(Records with drawing code)
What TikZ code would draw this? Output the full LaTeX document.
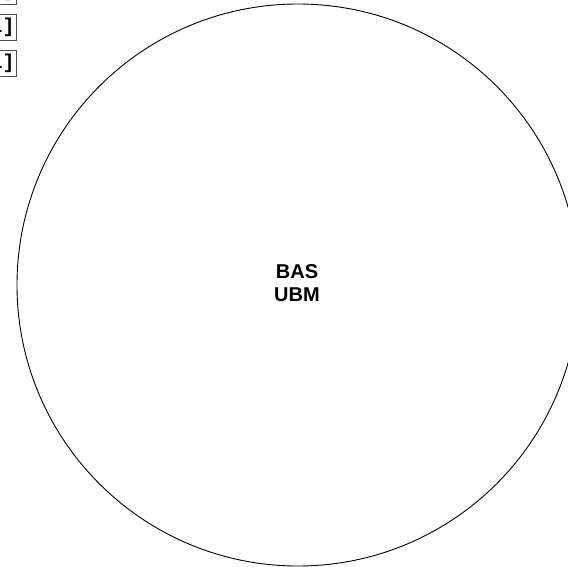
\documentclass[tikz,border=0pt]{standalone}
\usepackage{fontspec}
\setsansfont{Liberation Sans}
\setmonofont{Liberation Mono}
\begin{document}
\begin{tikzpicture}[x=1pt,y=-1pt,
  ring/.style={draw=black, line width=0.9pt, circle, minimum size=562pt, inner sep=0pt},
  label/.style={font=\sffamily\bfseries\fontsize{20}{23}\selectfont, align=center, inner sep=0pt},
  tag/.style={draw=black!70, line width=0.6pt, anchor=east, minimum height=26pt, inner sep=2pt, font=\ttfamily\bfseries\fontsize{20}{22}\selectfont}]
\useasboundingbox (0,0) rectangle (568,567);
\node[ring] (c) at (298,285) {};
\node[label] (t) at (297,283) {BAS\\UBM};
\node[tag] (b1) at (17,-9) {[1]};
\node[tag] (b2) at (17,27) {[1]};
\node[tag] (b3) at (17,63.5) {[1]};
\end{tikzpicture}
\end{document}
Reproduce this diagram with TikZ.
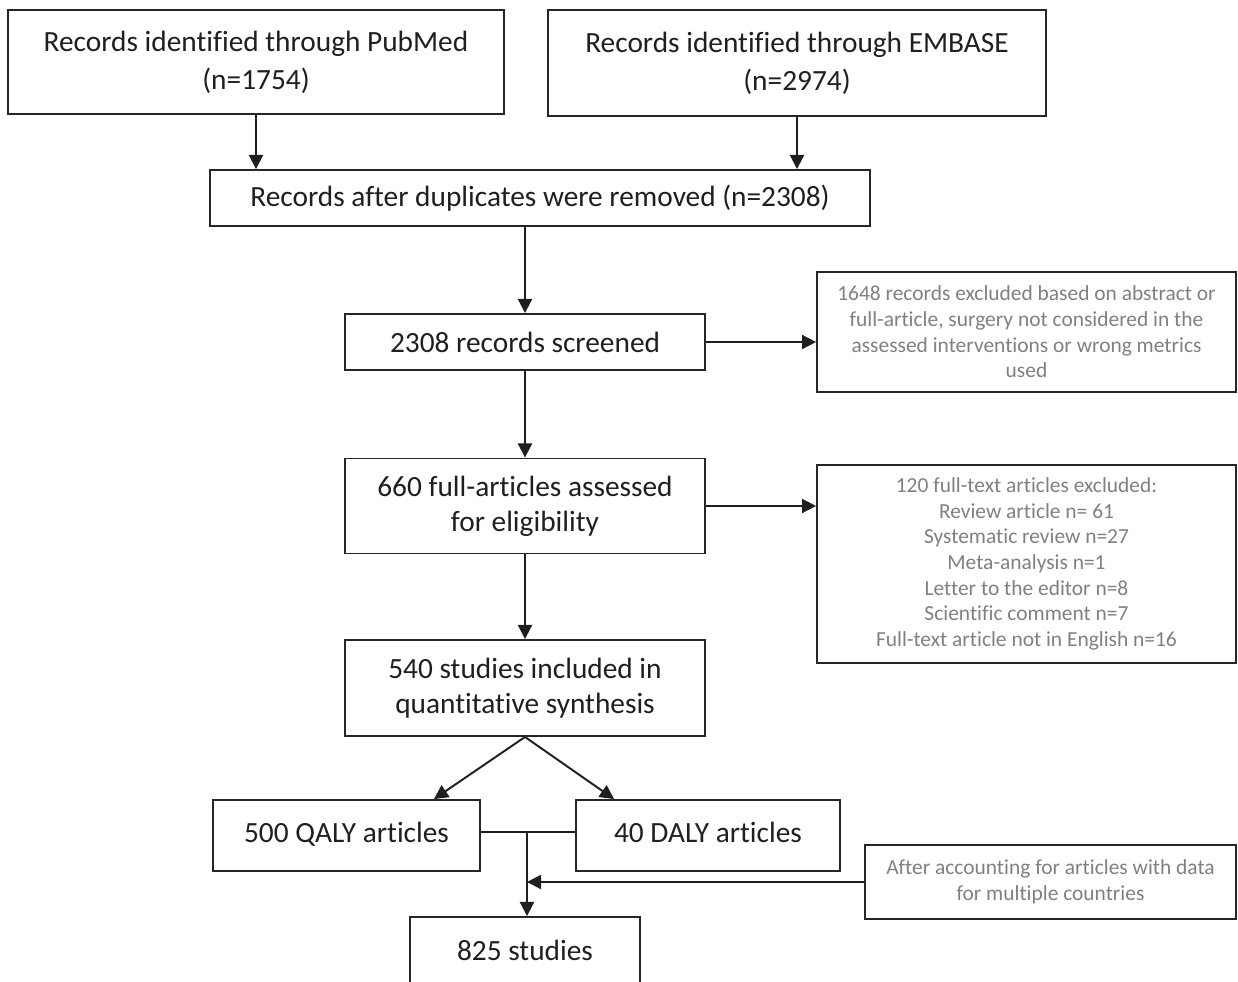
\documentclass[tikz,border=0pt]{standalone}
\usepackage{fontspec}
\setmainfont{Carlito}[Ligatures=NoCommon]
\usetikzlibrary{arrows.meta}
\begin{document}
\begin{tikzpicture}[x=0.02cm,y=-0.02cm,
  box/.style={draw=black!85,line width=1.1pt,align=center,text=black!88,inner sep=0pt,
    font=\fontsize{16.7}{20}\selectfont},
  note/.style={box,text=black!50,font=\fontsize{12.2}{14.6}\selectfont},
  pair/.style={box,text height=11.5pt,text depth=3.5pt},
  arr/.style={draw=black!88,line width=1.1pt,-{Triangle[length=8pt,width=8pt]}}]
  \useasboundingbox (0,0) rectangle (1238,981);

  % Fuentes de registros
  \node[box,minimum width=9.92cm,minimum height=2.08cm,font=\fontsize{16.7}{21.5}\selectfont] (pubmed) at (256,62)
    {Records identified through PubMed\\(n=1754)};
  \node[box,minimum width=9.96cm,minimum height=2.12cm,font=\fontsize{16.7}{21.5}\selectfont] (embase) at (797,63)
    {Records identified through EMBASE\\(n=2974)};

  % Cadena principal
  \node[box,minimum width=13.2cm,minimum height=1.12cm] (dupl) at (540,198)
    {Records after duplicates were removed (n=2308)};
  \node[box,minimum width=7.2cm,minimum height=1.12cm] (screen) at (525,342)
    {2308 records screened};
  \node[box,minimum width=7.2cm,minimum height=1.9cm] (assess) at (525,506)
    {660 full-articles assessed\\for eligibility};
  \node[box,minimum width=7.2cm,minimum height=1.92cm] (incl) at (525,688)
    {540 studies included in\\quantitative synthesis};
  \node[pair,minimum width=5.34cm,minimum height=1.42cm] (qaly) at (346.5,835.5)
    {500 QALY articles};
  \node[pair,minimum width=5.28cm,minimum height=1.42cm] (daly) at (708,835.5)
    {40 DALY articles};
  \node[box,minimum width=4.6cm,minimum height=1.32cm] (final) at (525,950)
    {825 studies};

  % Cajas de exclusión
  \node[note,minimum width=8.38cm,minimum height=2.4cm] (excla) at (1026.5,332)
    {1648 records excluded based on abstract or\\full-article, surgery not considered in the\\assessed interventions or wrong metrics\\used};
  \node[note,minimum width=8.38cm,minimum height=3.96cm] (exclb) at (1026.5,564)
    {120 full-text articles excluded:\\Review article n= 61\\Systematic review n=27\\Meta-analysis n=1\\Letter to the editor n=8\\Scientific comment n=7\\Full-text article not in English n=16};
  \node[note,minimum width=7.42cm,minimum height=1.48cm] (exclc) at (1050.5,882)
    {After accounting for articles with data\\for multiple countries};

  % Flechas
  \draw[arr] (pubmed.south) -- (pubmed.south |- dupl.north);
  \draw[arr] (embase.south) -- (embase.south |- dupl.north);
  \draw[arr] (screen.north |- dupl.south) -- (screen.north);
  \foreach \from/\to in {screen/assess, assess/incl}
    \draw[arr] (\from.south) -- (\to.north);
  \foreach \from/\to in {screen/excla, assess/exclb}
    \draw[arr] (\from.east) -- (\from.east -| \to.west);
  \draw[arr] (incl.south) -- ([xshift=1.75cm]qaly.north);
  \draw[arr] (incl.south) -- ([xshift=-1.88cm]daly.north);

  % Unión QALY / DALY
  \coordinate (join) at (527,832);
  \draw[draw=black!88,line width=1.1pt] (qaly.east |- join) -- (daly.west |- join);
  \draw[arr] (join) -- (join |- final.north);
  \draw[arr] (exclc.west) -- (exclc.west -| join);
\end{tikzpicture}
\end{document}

## [Stated exercise]
Can you repeat every record above exactly, apart from the pictures?

## [Full answer]
What TikZ code would draw this? Output the full LaTeX document.
\documentclass[tikz,border=0pt]{standalone}
\usepackage{fontspec}
\setsansfont{Liberation Sans}
\setmonofont{Liberation Mono}
\begin{document}
\begin{tikzpicture}[x=1pt,y=-1pt,
  ring/.style={draw=black, line width=0.9pt, circle, minimum size=562pt, inner sep=0pt},
  label/.style={font=\sffamily\bfseries\fontsize{20}{23}\selectfont, align=center, inner sep=0pt},
  tag/.style={draw=black!70, line width=0.6pt, anchor=east, minimum height=26pt, inner sep=2pt, font=\ttfamily\bfseries\fontsize{20}{22}\selectfont}]
\useasboundingbox (0,0) rectangle (568,567);
\node[ring] (c) at (298,285) {};
\node[label] (t) at (297,283) {BAS\\UBM};
\node[tag] (b1) at (17,-9) {[1]};
\node[tag] (b2) at (17,27) {[1]};
\node[tag] (b3) at (17,63.5) {[1]};
\end{tikzpicture}
\end{document}
Reproduce this diagram with TikZ.
\documentclass[tikz,border=0pt]{standalone}
\usepackage{fontspec}
\setmainfont{Carlito}[Ligatures=NoCommon]
\usetikzlibrary{arrows.meta}
\begin{document}
\begin{tikzpicture}[x=0.02cm,y=-0.02cm,
  box/.style={draw=black!85,line width=1.1pt,align=center,text=black!88,inner sep=0pt,
    font=\fontsize{16.7}{20}\selectfont},
  note/.style={box,text=black!50,font=\fontsize{12.2}{14.6}\selectfont},
  pair/.style={box,text height=11.5pt,text depth=3.5pt},
  arr/.style={draw=black!88,line width=1.1pt,-{Triangle[length=8pt,width=8pt]}}]
  \useasboundingbox (0,0) rectangle (1238,981);

  % Fuentes de registros
  \node[box,minimum width=9.92cm,minimum height=2.08cm,font=\fontsize{16.7}{21.5}\selectfont] (pubmed) at (256,62)
    {Records identified through PubMed\\(n=1754)};
  \node[box,minimum width=9.96cm,minimum height=2.12cm,font=\fontsize{16.7}{21.5}\selectfont] (embase) at (797,63)
    {Records identified through EMBASE\\(n=2974)};

  % Cadena principal
  \node[box,minimum width=13.2cm,minimum height=1.12cm] (dupl) at (540,198)
    {Records after duplicates were removed (n=2308)};
  \node[box,minimum width=7.2cm,minimum height=1.12cm] (screen) at (525,342)
    {2308 records screened};
  \node[box,minimum width=7.2cm,minimum height=1.9cm] (assess) at (525,506)
    {660 full-articles assessed\\for eligibility};
  \node[box,minimum width=7.2cm,minimum height=1.92cm] (incl) at (525,688)
    {540 studies included in\\quantitative synthesis};
  \node[pair,minimum width=5.34cm,minimum height=1.42cm] (qaly) at (346.5,835.5)
    {500 QALY articles};
  \node[pair,minimum width=5.28cm,minimum height=1.42cm] (daly) at (708,835.5)
    {40 DALY articles};
  \node[box,minimum width=4.6cm,minimum height=1.32cm] (final) at (525,950)
    {825 studies};

  % Cajas de exclusión
  \node[note,minimum width=8.38cm,minimum height=2.4cm] (excla) at (1026.5,332)
    {1648 records excluded based on abstract or\\full-article, surgery not considered in the\\assessed interventions or wrong metrics\\used};
  \node[note,minimum width=8.38cm,minimum height=3.96cm] (exclb) at (1026.5,564)
    {120 full-text articles excluded:\\Review article n= 61\\Systematic review n=27\\Meta-analysis n=1\\Letter to the editor n=8\\Scientific comment n=7\\Full-text article not in English n=16};
  \node[note,minimum width=7.42cm,minimum height=1.48cm] (exclc) at (1050.5,882)
    {After accounting for articles with data\\for multiple countries};

  % Flechas
  \draw[arr] (pubmed.south) -- (pubmed.south |- dupl.north);
  \draw[arr] (embase.south) -- (embase.south |- dupl.north);
  \draw[arr] (screen.north |- dupl.south) -- (screen.north);
  \foreach \from/\to in {screen/assess, assess/incl}
    \draw[arr] (\from.south) -- (\to.north);
  \foreach \from/\to in {screen/excla, assess/exclb}
    \draw[arr] (\from.east) -- (\from.east -| \to.west);
  \draw[arr] (incl.south) -- ([xshift=1.75cm]qaly.north);
  \draw[arr] (incl.south) -- ([xshift=-1.88cm]daly.north);

  % Unión QALY / DALY
  \coordinate (join) at (527,832);
  \draw[draw=black!88,line width=1.1pt] (qaly.east |- join) -- (daly.west |- join);
  \draw[arr] (join) -- (join |- final.north);
  \draw[arr] (exclc.west) -- (exclc.west -| join);
\end{tikzpicture}
\end{document}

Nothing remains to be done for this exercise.